EXERCISE: Copy nothing but the text: reproduce each line of the listing exactly and leave the pictures out.

========

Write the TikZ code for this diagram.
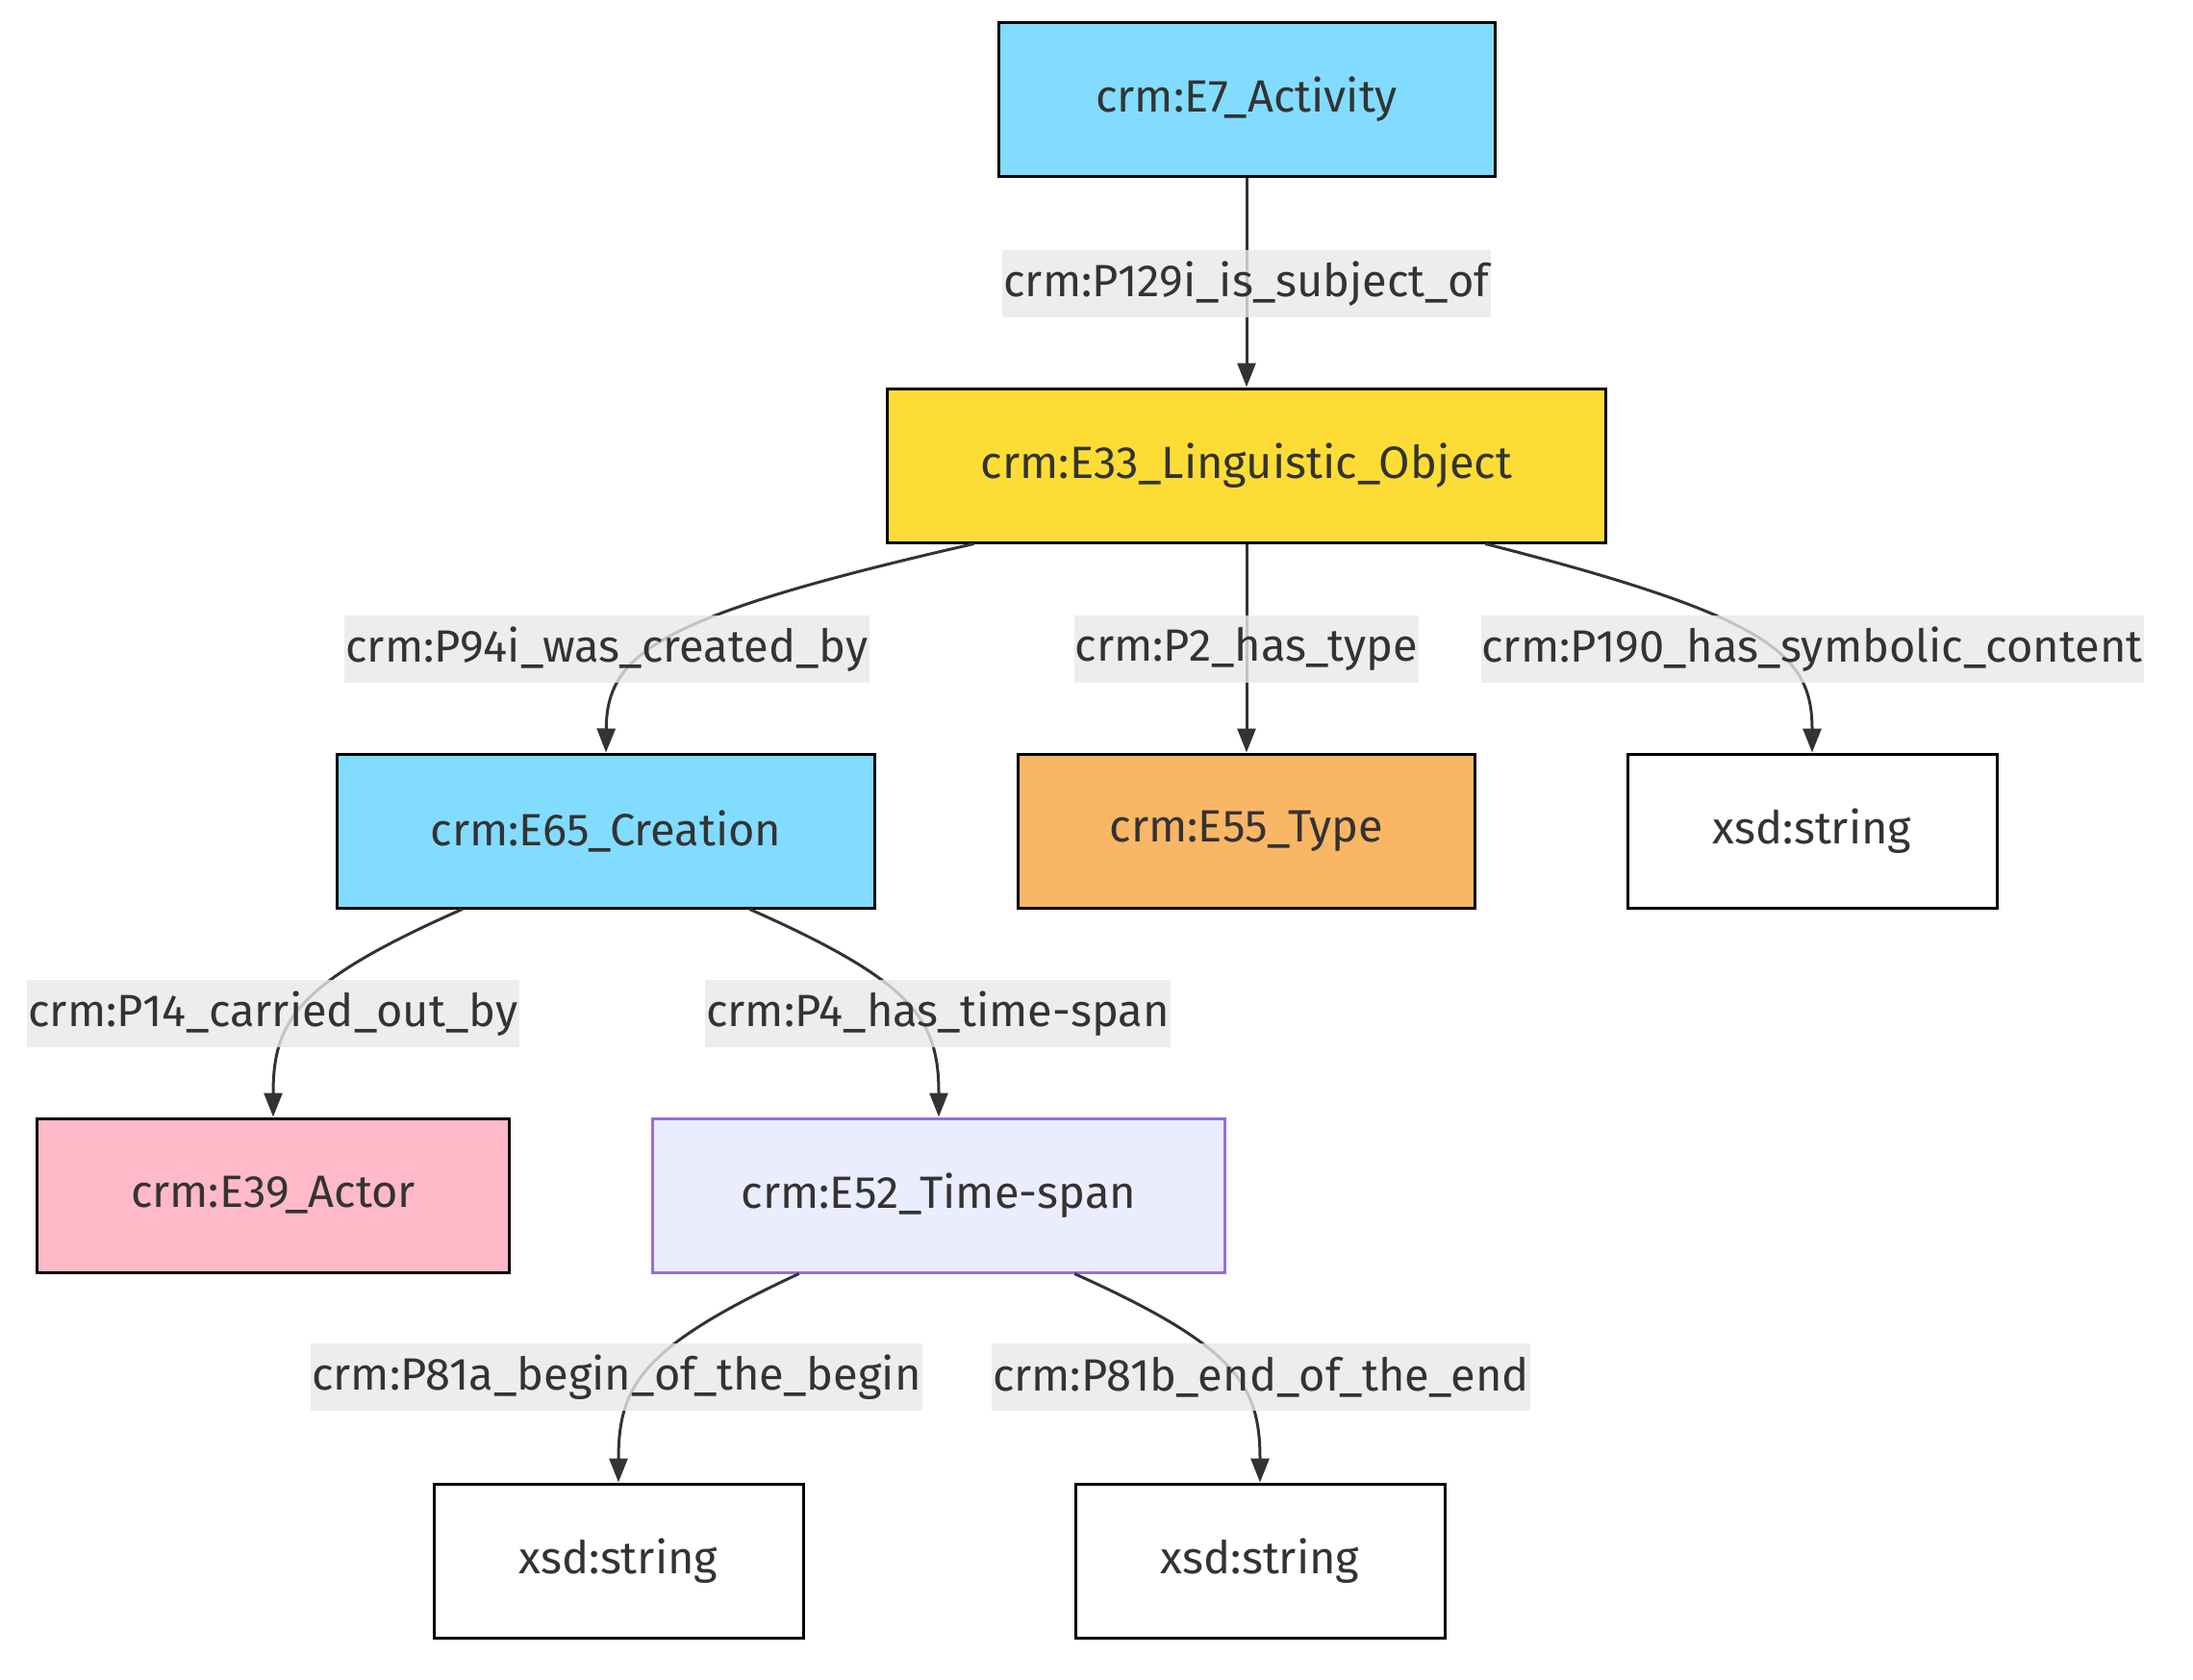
\documentclass[tikz,border=0pt]{standalone}
\usepackage{fontspec}
\setmainfont{Fira Sans}
\usetikzlibrary{arrows.meta,calc}
\definecolor{txt}{HTML}{333333}
\definecolor{actblue}{HTML}{82DCFF}
\definecolor{lingyellow}{HTML}{FDDD35}
\definecolor{typeorange}{HTML}{F9B665}
\definecolor{actorpink}{HTML}{FFB9C8}
\definecolor{spanfill}{HTML}{ECECFF}
\definecolor{spanline}{HTML}{9370DB}
\definecolor{labelbg}{HTML}{E8E8E8}
\tikzset{
  box/.style={draw=black, line width=3pt, text=txt, inner sep=0pt,
    minimum height=160pt, font=\fontsize{47}{56}\selectfont},
  lbl/.style={fill=labelbg, fill opacity=0.8, text opacity=1, text=txt,
    inner xsep=1pt, inner ysep=0pt, minimum height=70pt,
    font=\fontsize{47}{56}\selectfont},
  link/.style={draw=txt, line width=3pt, -{Triangle[length=25pt,width=19pt]}}
}
\begin{document}
\begin{tikzpicture}[x=1pt,y=-1pt]
\useasboundingbox (0,0) rectangle (2280,1746);

% classes
\node[box, fill=actblue, minimum width=516pt] (e7) at (1296,103) {crm:E7\_Activity};
\node[box, fill=lingyellow, minimum width=747pt] (e33) at (1296,484) {crm:E33\_Linguistic\_Object};
\node[box, fill=actblue, minimum width=559pt] (e65) at (630,864) {crm:E65\_Creation};
\node[box, fill=typeorange, minimum width=475pt] (e55) at (1296,864) {crm:E55\_Type};
\node[box, fill=white, minimum width=384pt] (s1) at (1884,864) {xsd:string};
\node[box, fill=actorpink, minimum width=491pt] (e39) at (284,1243) {crm:E39\_Actor};
\node[box, fill=spanfill, draw=spanline, minimum width=595pt] (e52) at (976,1243) {crm:E52\_Time-span};
\node[box, fill=white, minimum width=384pt] (s2) at (643,1623) {xsd:string};
\node[box, fill=white, minimum width=384pt] (s3) at (1310,1623) {xsd:string};

% properties
\draw[link] (e7) -- (e33);
\draw[link] ($(e33.south west)!0.122!(e33.south east)$) .. controls (681,641) and (631,680) .. (e65.north);
\draw[link] (e33) -- (e55);
\draw[link] ($(e33.south west)!0.831!(e33.south east)$) .. controls (1840,641) and (1884,680) .. (s1.north);
\draw[link] ($(e65.south west)!0.234!(e65.south east)$) .. controls (310,1021) and (284,1060) .. (e39.north);
\draw[link] ($(e65.south west)!0.766!(e65.south east)$) .. controls (950,1021) and (976,1060) .. (e52.north);
\draw[link] ($(e52.south west)!0.257!(e52.south east)$) .. controls (668,1400) and (643,1440) .. (s2.north);
\draw[link] ($(e52.south west)!0.736!(e52.south east)$) .. controls (1285,1400) and (1310,1440) .. (s3.north);

% property labels
\node[lbl] (l1) at (1296,295) {crm:P129i\_is\_subject\_of};
\node[lbl] (l2) at (631,675) {crm:P94i\_was\_created\_by};
\node[lbl] (l3) at (1296,675) {crm:P2\_has\_type};
\node[lbl] (l4) at (1884,675) {crm:P190\_has\_symbolic\_content};
\node[lbl] (l5) at (284,1054) {crm:P14\_carried\_out\_by};
\node[lbl] (l6) at (975,1054) {crm:P4\_has\_time-span};
\node[lbl] (l7) at (641,1432) {crm:P81a\_begin\_of\_the\_begin};
\node[lbl] (l8) at (1311,1432) {crm:P81b\_end\_of\_the\_end};
\end{tikzpicture}
\end{document}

========

COMPLETED TASK:
Write the TikZ code for this diagram.
\documentclass[tikz,border=0pt]{standalone}
\usepackage{fontspec}
\setmainfont{Fira Sans}
\usetikzlibrary{arrows.meta,calc}
\definecolor{txt}{HTML}{333333}
\definecolor{actblue}{HTML}{82DCFF}
\definecolor{lingyellow}{HTML}{FDDD35}
\definecolor{typeorange}{HTML}{F9B665}
\definecolor{actorpink}{HTML}{FFB9C8}
\definecolor{spanfill}{HTML}{ECECFF}
\definecolor{spanline}{HTML}{9370DB}
\definecolor{labelbg}{HTML}{E8E8E8}
\tikzset{
  box/.style={draw=black, line width=3pt, text=txt, inner sep=0pt,
    minimum height=160pt, font=\fontsize{47}{56}\selectfont},
  lbl/.style={fill=labelbg, fill opacity=0.8, text opacity=1, text=txt,
    inner xsep=1pt, inner ysep=0pt, minimum height=70pt,
    font=\fontsize{47}{56}\selectfont},
  link/.style={draw=txt, line width=3pt, -{Triangle[length=25pt,width=19pt]}}
}
\begin{document}
\begin{tikzpicture}[x=1pt,y=-1pt]
\useasboundingbox (0,0) rectangle (2280,1746);

% classes
\node[box, fill=actblue, minimum width=516pt] (e7) at (1296,103) {crm:E7\_Activity};
\node[box, fill=lingyellow, minimum width=747pt] (e33) at (1296,484) {crm:E33\_Linguistic\_Object};
\node[box, fill=actblue, minimum width=559pt] (e65) at (630,864) {crm:E65\_Creation};
\node[box, fill=typeorange, minimum width=475pt] (e55) at (1296,864) {crm:E55\_Type};
\node[box, fill=white, minimum width=384pt] (s1) at (1884,864) {xsd:string};
\node[box, fill=actorpink, minimum width=491pt] (e39) at (284,1243) {crm:E39\_Actor};
\node[box, fill=spanfill, draw=spanline, minimum width=595pt] (e52) at (976,1243) {crm:E52\_Time-span};
\node[box, fill=white, minimum width=384pt] (s2) at (643,1623) {xsd:string};
\node[box, fill=white, minimum width=384pt] (s3) at (1310,1623) {xsd:string};

% properties
\draw[link] (e7) -- (e33);
\draw[link] ($(e33.south west)!0.122!(e33.south east)$) .. controls (681,641) and (631,680) .. (e65.north);
\draw[link] (e33) -- (e55);
\draw[link] ($(e33.south west)!0.831!(e33.south east)$) .. controls (1840,641) and (1884,680) .. (s1.north);
\draw[link] ($(e65.south west)!0.234!(e65.south east)$) .. controls (310,1021) and (284,1060) .. (e39.north);
\draw[link] ($(e65.south west)!0.766!(e65.south east)$) .. controls (950,1021) and (976,1060) .. (e52.north);
\draw[link] ($(e52.south west)!0.257!(e52.south east)$) .. controls (668,1400) and (643,1440) .. (s2.north);
\draw[link] ($(e52.south west)!0.736!(e52.south east)$) .. controls (1285,1400) and (1310,1440) .. (s3.north);

% property labels
\node[lbl] (l1) at (1296,295) {crm:P129i\_is\_subject\_of};
\node[lbl] (l2) at (631,675) {crm:P94i\_was\_created\_by};
\node[lbl] (l3) at (1296,675) {crm:P2\_has\_type};
\node[lbl] (l4) at (1884,675) {crm:P190\_has\_symbolic\_content};
\node[lbl] (l5) at (284,1054) {crm:P14\_carried\_out\_by};
\node[lbl] (l6) at (975,1054) {crm:P4\_has\_time-span};
\node[lbl] (l7) at (641,1432) {crm:P81a\_begin\_of\_the\_begin};
\node[lbl] (l8) at (1311,1432) {crm:P81b\_end\_of\_the\_end};
\end{tikzpicture}
\end{document}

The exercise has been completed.